Here were the two biggest Draft picks in team history -- Strasburg the first overall pick in 2009 and Harper in '10; two faces of the franchise that had never faced each other before this exchange.
Fans leaned up against the chain-link fence surrounding the field, some rapidly snapping photos while others were content to simply watch.
Harper was first in a hitting group that included Denard Span and Danny Espinosa. The three hitters rotated after every five pitches, each seeing 10 in total from Strasburg and later closer Drew Storen.
Harper took a hard cut at the first fastball Strasburg threw him, but he missed. Harper swung at three of the 10 pitches from the righty, missing two and turning one into a line drive toward second base.

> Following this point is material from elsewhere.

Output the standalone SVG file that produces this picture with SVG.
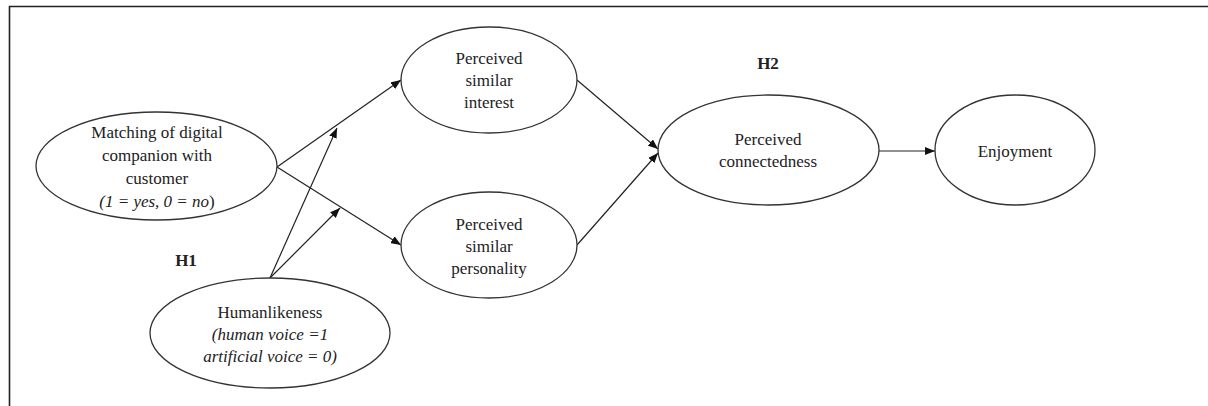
<svg xmlns="http://www.w3.org/2000/svg" width="1208" height="406" viewBox="0 0 1208 406">
  <defs>
    <marker id="arrow" viewBox="0 0 10 8" refX="10" refY="4" markerWidth="10" markerHeight="8" markerUnits="userSpaceOnUse" orient="auto">
      <path d="M0,0 L10,4 L0,8 Z" fill="#111"/>
    </marker>
    <style>
      .node ellipse { fill: #fff; stroke: #333; stroke-width: 1.3; }
      .node text, .label { font-family: "Liberation Serif", "Times New Roman", serif; font-size: 17px; fill: #222; text-anchor: middle; }
      .it { font-style: italic; }
      .label { font-weight: bold; }
      .frame { stroke: #222; stroke-width: 1.6; fill: none; }
      #connectors line { stroke: #222; stroke-width: 1.2; }
      #connectors line.arr { marker-end: url(#arrow); }
    </style>
  </defs>

  <rect width="1208" height="406" fill="#fff"/>

  <!-- frame -->
  <path class="frame" d="M9.5,406 L9.5,6.5 L1208,6.5"/>

  <!-- connectors -->
  <g id="connectors">
    <line class="arr" x1="277" y1="167" x2="401" y2="80"/>
    <line class="arr" x1="277" y1="167" x2="401" y2="245"/>
    <line class="arr" x1="270" y1="278" x2="337" y2="128"/>
    <line class="arr" x1="270" y1="278" x2="340" y2="208"/>
    <line class="arr" x1="577" y1="80" x2="658" y2="149"/>
    <line class="arr" x1="577" y1="245" x2="658" y2="153"/>
    <line class="arr" x1="879" y1="151" x2="935" y2="151"/>
  </g>

  <!-- hypothesis labels -->
  <text class="label" x="186" y="266">H1</text>
  <text class="label" x="768" y="69">H2</text>

  <g id="matching" class="node">
    <ellipse cx="156.5" cy="166" rx="120.5" ry="54"/>
    <text x="157" y="138">Matching of digital</text>
    <text x="157" y="161">companion with</text>
    <text x="157" y="184">customer</text>
    <text x="157" y="207"><tspan class="it">(1 = yes, 0 = no</tspan>)</text>
  </g>

  <g id="humanlikeness" class="node">
    <ellipse cx="270" cy="333" rx="120" ry="55"/>
    <text x="270" y="318">Humanlikeness</text>
    <text x="270" y="340" class="it">(human voice =1</text>
    <text x="270" y="362" class="it">artificial voice = 0)</text>
  </g>

  <g id="similar-interest" class="node">
    <ellipse cx="489" cy="80" rx="88" ry="53"/>
    <text x="489" y="64">Perceived</text>
    <text x="489" y="86">similar</text>
    <text x="489" y="108">interest</text>
  </g>

  <g id="similar-personality" class="node">
    <ellipse cx="489" cy="245" rx="88" ry="53"/>
    <text x="489" y="230">Perceived</text>
    <text x="489" y="252">similar</text>
    <text x="489" y="274">personality</text>
  </g>

  <g id="connectedness" class="node">
    <ellipse cx="768.5" cy="150" rx="110.5" ry="55"/>
    <text x="768" y="145">Perceived</text>
    <text x="768" y="167">connectedness</text>
  </g>

  <g id="enjoyment" class="node">
    <ellipse cx="1015" cy="150" rx="80" ry="55"/>
    <text x="1015" y="157">Enjoyment</text>
  </g>
</svg>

Afterward, Harper downplayed the exchange.
"I'm just up there to face live pitching and see some pitches, nothing else, really," Harper said. "If I get a hit or if I strike out, I don't even know. That [stuff doesn't] really matter. It's not a big deal to me."

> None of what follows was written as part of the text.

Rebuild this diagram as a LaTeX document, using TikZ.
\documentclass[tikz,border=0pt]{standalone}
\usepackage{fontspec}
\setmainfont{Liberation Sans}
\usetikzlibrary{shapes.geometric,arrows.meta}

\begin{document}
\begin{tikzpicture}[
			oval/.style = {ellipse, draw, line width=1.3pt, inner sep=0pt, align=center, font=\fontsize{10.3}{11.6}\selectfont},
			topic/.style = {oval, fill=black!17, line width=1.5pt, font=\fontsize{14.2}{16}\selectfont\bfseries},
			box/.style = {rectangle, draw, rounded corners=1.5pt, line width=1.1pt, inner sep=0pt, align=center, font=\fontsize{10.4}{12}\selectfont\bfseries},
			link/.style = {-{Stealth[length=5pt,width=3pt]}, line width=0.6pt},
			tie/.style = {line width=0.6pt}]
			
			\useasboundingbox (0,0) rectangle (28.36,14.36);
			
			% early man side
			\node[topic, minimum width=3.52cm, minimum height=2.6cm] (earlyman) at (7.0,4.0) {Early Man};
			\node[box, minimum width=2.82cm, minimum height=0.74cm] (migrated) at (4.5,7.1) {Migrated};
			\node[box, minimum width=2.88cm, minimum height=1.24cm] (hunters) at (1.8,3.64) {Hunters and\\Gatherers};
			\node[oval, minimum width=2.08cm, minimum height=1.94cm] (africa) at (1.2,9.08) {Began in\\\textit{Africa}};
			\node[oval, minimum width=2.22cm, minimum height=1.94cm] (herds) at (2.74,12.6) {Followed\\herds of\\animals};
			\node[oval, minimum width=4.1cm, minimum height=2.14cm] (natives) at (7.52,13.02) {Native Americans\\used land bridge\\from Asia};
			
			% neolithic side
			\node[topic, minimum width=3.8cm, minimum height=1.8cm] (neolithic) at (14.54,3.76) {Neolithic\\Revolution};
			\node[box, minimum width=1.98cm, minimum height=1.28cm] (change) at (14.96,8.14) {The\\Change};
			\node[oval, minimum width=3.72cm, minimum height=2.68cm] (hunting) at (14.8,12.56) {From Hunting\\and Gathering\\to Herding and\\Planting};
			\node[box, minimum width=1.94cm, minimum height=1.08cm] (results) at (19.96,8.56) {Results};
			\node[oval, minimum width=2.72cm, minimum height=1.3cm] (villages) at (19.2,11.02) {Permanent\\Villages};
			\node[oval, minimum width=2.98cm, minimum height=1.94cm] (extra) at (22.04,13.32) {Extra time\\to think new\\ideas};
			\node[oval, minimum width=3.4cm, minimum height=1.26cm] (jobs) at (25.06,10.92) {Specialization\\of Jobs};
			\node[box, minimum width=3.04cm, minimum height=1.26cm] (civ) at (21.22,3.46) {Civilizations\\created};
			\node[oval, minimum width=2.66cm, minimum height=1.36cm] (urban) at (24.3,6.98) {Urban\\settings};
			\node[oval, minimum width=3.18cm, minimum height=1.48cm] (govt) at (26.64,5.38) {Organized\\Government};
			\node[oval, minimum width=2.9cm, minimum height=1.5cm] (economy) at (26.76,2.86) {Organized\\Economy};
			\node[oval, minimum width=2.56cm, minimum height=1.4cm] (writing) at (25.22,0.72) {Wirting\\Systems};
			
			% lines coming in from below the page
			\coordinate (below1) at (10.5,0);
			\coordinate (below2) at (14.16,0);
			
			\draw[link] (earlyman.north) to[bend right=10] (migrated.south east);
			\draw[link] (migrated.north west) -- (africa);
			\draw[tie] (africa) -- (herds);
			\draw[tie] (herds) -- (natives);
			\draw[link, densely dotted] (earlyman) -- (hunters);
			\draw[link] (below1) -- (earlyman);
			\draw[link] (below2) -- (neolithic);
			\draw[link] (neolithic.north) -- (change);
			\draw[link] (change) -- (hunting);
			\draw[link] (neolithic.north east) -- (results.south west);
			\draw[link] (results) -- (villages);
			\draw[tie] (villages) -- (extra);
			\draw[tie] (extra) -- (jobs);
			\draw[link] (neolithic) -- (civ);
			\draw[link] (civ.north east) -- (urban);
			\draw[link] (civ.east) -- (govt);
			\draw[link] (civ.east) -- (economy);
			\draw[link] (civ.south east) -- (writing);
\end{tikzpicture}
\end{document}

Last season, Nats pitchers threw two rounds of live BP before games, but they were only scheduled to throw one this year. Strasburg delivered his first session on Sunday to a mix of Minor Leaguers and backups, but he wanted to throw one more before getting into a Spring Training game.
The righty mixed in his whole arsenal throughout his 30-pitch session.
"He looked good. I'm thankful he's on my team," Harper said.
Some of the veteran position players jumped at the chance to face another round of live BP in advance of the Nationals' first Grapefruit League game Thursday against the Mets (5:05 p.m. ET on Gameday Audio).
"It gives them the opportunity to get back in and see a little bit more [velocity], a little better movement on pitches in anticipation of Game 1," manager Matt Williams said. "For us, it's about work. It's about Harp seeing pitches. It's about Stephen feeling the pitches that he's throwing.
"There's nothing wrong with a little friendly competition once in a while, too."